Two model one with migration and the other without

DISCUSSION – What are the estimated effective sizes?

for the maya people:10000 ind sand people :35 000 ind

– What are the estimated times of divergence?

– Does the expected SFS fit the observed SFS?

More less, for many entries it look ok, but there many places where the model not fit the data. But in the 2D-SFS it fits better

– How are the parameter values affected by adding migration to the model? Would you change your conclusions?
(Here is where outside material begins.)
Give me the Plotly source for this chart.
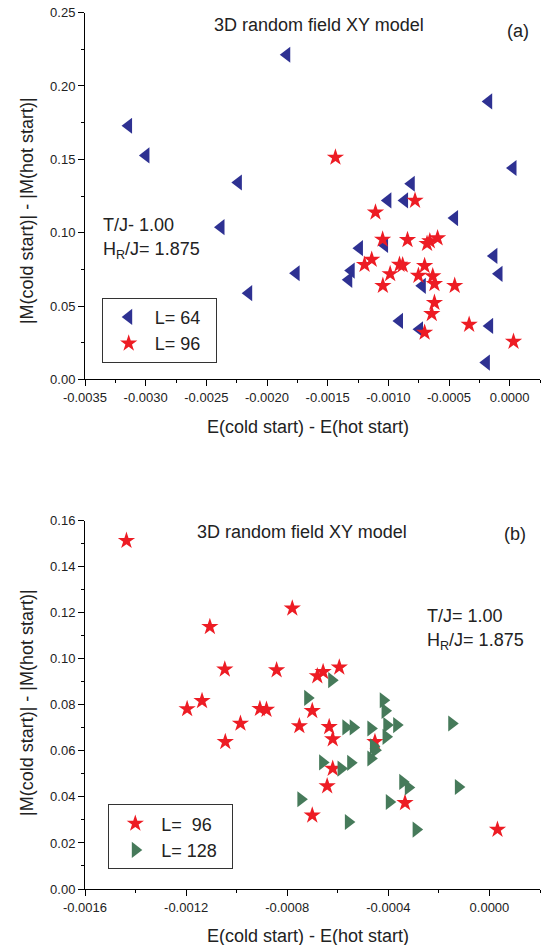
import plotly.graph_objects as go

# ---------------- data ----------------
# panel (a): L = 64
a64_x = [-0.001837, -0.003141, -0.002998, -0.002236, -0.000173, 0.0000275, -0.000811,
         -0.001004, -0.000866, -0.000454, -0.002379, -0.001760, -0.002151, -0.001238,
         -0.001031, -0.000130, -0.000088, -0.001306, -0.001326, -0.000720, -0.000908,
         -0.000743, -0.000165, -0.000192]
a64_y = [0.2213, 0.1729, 0.1527, 0.1342, 0.1895, 0.1441, 0.1334,
         0.1220, 0.1220, 0.1100, 0.1038, 0.0724, 0.0588, 0.0895,
         0.0917, 0.0842, 0.0720, 0.0742, 0.0679, 0.0638, 0.0399,
         0.0342, 0.0365, 0.0115]

# L = 96 (same set shown in both panels)
l96_x = [-0.001436, -0.000780, -0.001106, -0.001047, -0.000842, -0.001137, -0.001196,
         -0.000908, -0.000882, -0.000985, -0.001045, -0.000752, -0.000681, -0.000658,
         -0.000594, -0.000701, -0.000634, -0.000620, -0.000453, -0.000620, -0.000642,
         -0.000701, -0.000334, 0.0000317]
l96_y = [0.1513, 0.1219, 0.1139, 0.0954, 0.0951, 0.0817, 0.0782,
         0.0783, 0.0779, 0.0719, 0.0639, 0.0708, 0.0925, 0.0943,
         0.0963, 0.0774, 0.0704, 0.0651, 0.0639, 0.0523, 0.0447,
         0.0320, 0.0374, 0.0258]

# panel (b): L = 128
b128_x = [-0.000624, -0.000719, -0.000420, -0.000413, -0.000568, -0.000539, -0.000469,
          -0.000406, -0.000367, -0.000149, -0.000409, -0.000459, -0.000453, -0.000469,
          -0.000660, -0.000549, -0.000587, -0.000343, -0.000321, -0.000123, -0.000746,
          -0.000396, -0.000558, -0.000290]
b128_y = [0.0907, 0.0830, 0.0820, 0.0774, 0.0702, 0.0702, 0.0697,
          0.0712, 0.0712, 0.0719, 0.0661, 0.0620, 0.0603, 0.0567,
          0.0550, 0.0548, 0.0523, 0.0465, 0.0441, 0.0443, 0.0390,
          0.0378, 0.0291, 0.0258]

# tick labels
a_xticks = [-0.0035, -0.0030, -0.0025, -0.0020, -0.0015, -0.0010, -0.0005, 0.0]
a_xtext = ["-0.0035", "-0.0030", "-0.0025", "-0.0020", "-0.0015", "-0.0010", "-0.0005", "0.0000"]
a_yticks = [0.0, 0.05, 0.10, 0.15, 0.20, 0.25]
a_ytext = ["0.00", "0.05", "0.10", "0.15", "0.20", "0.25"]
b_xticks = [-0.0016, -0.0012, -0.0008, -0.0004, 0.0]
b_xtext = ["-0.0016", "-0.0012", "-0.0008", "-0.0004", "0.0000"]
b_yticks = [0.0, 0.02, 0.04, 0.06, 0.08, 0.10, 0.12, 0.14, 0.16]
b_ytext = ["0.00", "0.02", "0.04", "0.06", "0.08", "0.10", "0.12", "0.14", "0.16"]

NAVY = "#2E3192"
RED = "#ED1C24"
GREEN = "#467A5A"
TXT = "#222222"
FONT = "Liberation Sans, Arial, sans-serif"
NB = "\u00a0"

fig = go.Figure()
fig.add_trace(go.Scatter(x=a64_x, y=a64_y, mode="markers", name="L= 64" + NB * 2,
                         marker=dict(symbol="triangle-left", size=14, color=NAVY),
                         xaxis="x", yaxis="y", legend="legend"))
fig.add_trace(go.Scatter(x=l96_x, y=l96_y, mode="markers", name="L= 96" + NB * 2,
                         marker=dict(symbol="star", size=13, color=RED),
                         xaxis="x", yaxis="y", legend="legend"))
fig.add_trace(go.Scatter(x=l96_x, y=l96_y, mode="markers", name="L=" + NB * 2 + "96" + NB * 2,
                         marker=dict(symbol="star", size=13, color=RED),
                         xaxis="x2", yaxis="y2", legend="legend2"))
fig.add_trace(go.Scatter(x=b128_x, y=b128_y, mode="markers", name="L= 128" + NB * 2,
                         marker=dict(symbol="triangle-right", size=14, color=GREEN),
                         xaxis="x2", yaxis="y2", legend="legend2"))

tickfont = dict(family=FONT, size=13, color=TXT)
common = dict(showgrid=False, zeroline=False, showline=True, linecolor="black", linewidth=1,
              ticks="outside", ticklen=6, tickwidth=1, tickcolor="black", tickfont=tickfont,
              tickmode="array")

fig.update_layout(
    width=542, height=945,
    margin=dict(l=85, r=2, t=12, b=56),
    paper_bgcolor="white", plot_bgcolor="white",
    font=dict(family=FONT, color=TXT),
    xaxis=dict(domain=[0, 1], range=[-0.0035, 0.00025], anchor="y",
               tickvals=a_xticks, ticktext=a_xtext,
               minor=dict(tickmode="linear", tick0=0, dtick=0.00025, ticks="outside",
                          ticklen=3, tickcolor="black"), **common),
    yaxis=dict(domain=[0.581, 0.9993], range=[0, 0.25], anchor="x",
               tickvals=a_yticks, ticktext=a_ytext,
               minor=dict(tickmode="linear", tick0=0, dtick=0.025, ticks="outside",
                          ticklen=3, tickcolor="black"), **common),
    xaxis2=dict(domain=[0, 1], range=[-0.0016, 0.0002], anchor="y2",
                tickvals=b_xticks, ticktext=b_xtext,
                minor=dict(tickmode="linear", tick0=0, dtick=0.0002, ticks="outside",
                           ticklen=3, tickcolor="black"), **common),
    yaxis2=dict(domain=[0, 0.42], range=[0, 0.16], anchor="x2",
                tickvals=b_yticks, ticktext=b_ytext,
                minor=dict(tickmode="linear", tick0=0, dtick=0.01, ticks="outside",
                           ticklen=3, tickcolor="black"), **common),
    legend=dict(x=0.0367, y=0.6742, xanchor="left", yanchor="top",
                bordercolor="#333333", borderwidth=1, bgcolor="white", itemwidth=42,
                font=dict(family=FONT, size=18, color=TXT), itemsizing="trace"),
    legend2=dict(x=0.0512, y=0.0966, xanchor="left", yanchor="top",
                 bordercolor="#333333", borderwidth=1, bgcolor="white", itemwidth=42,
                 font=dict(family=FONT, size=18, color=TXT), itemsizing="trace"),
    showlegend=True,
)

ann_font = dict(family=FONT, size=18, color=TXT)
anns = [
    # panel (a)
    dict(text="3D random field XY model", xref="x domain", yref="y domain", x=0.514, y=0.966,
         xanchor="center", yanchor="middle"),
    dict(text="(a)", xref="x domain", yref="y domain", x=0.952, y=0.951,
         xanchor="center", yanchor="middle"),
    dict(text="T/J- 1.00", xref="x domain", yref="y domain", x=0.0345, y=0.421,
         xanchor="left", yanchor="middle"),
    dict(text="H<sub>R</sub>/J= 1.875", xref="x domain", yref="y domain", x=0.0345, y=0.352,
         xanchor="left", yanchor="middle"),
    dict(text="E(cold start) - E(hot start)", xref="x domain", yref="paper", x=0.491,
         y=(889 - 427) / 877, xanchor="center", yanchor="middle"),
    dict(text="|M(cold start)| - |M(hot start)|", xref="paper", yref="y domain", x=(27 - 85) / 455,
         y=0.459, xanchor="center", yanchor="middle", textangle=-90),
    # panel (b)
    dict(text="3D random field XY model", xref="x2 domain", yref="y2 domain", x=0.478, y=0.970,
         xanchor="center", yanchor="middle"),
    dict(text="(b)", xref="x2 domain", yref="y2 domain", x=0.946, y=0.964,
         xanchor="center", yanchor="middle"),
    dict(text="T/J= 1.00", xref="x2 domain", yref="y2 domain", x=0.747, y=0.742,
         xanchor="left", yanchor="middle"),
    dict(text="H<sub>R</sub>/J= 1.875", xref="x2 domain", yref="y2 domain", x=0.747, y=0.672,
         xanchor="left", yanchor="middle"),
    dict(text="E(cold start) - E(hot start)", xref="x2 domain", yref="paper", x=0.491,
         y=(889 - 936) / 877, xanchor="center", yanchor="middle"),
    dict(text="|M(cold start)| - |M(hot start)|", xref="paper", yref="y2 domain", x=(27 - 85) / 455,
         y=0.505, xanchor="center", yanchor="middle", textangle=-90),
]
for a in anns:
    a.setdefault("showarrow", False)
    a["font"] = ann_font
    fig.add_annotation(**a)

fig.write_html("out.html", config={"displayModeBar": False})

# remove the default page margin so the figure sits at the window's top-left corner
with open("out.html", "r", encoding="utf-8") as f:
    html = f.read()
html = html.replace("<body>", '<body style="margin:0;padding:0;overflow:hidden">', 1)
with open("out.html", "w", encoding="utf-8") as f:
    f.write(html)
the migration did not affect the model

– What are the estimated migration rates?

0.12 0.5

– Is the model with migration better than a model without migration? with the likelihood we can know what was better. If the value is closer to 0 the model will be better.

– Are these models sufficient to explain the data?

ok, but in this cases there was many entries in which the model did not make match

– Here we analyzed data from exome sequencing. Can we trust these demographic estimates?

Selection!!! We were using a neutral model but selection effects were not taken under consideration.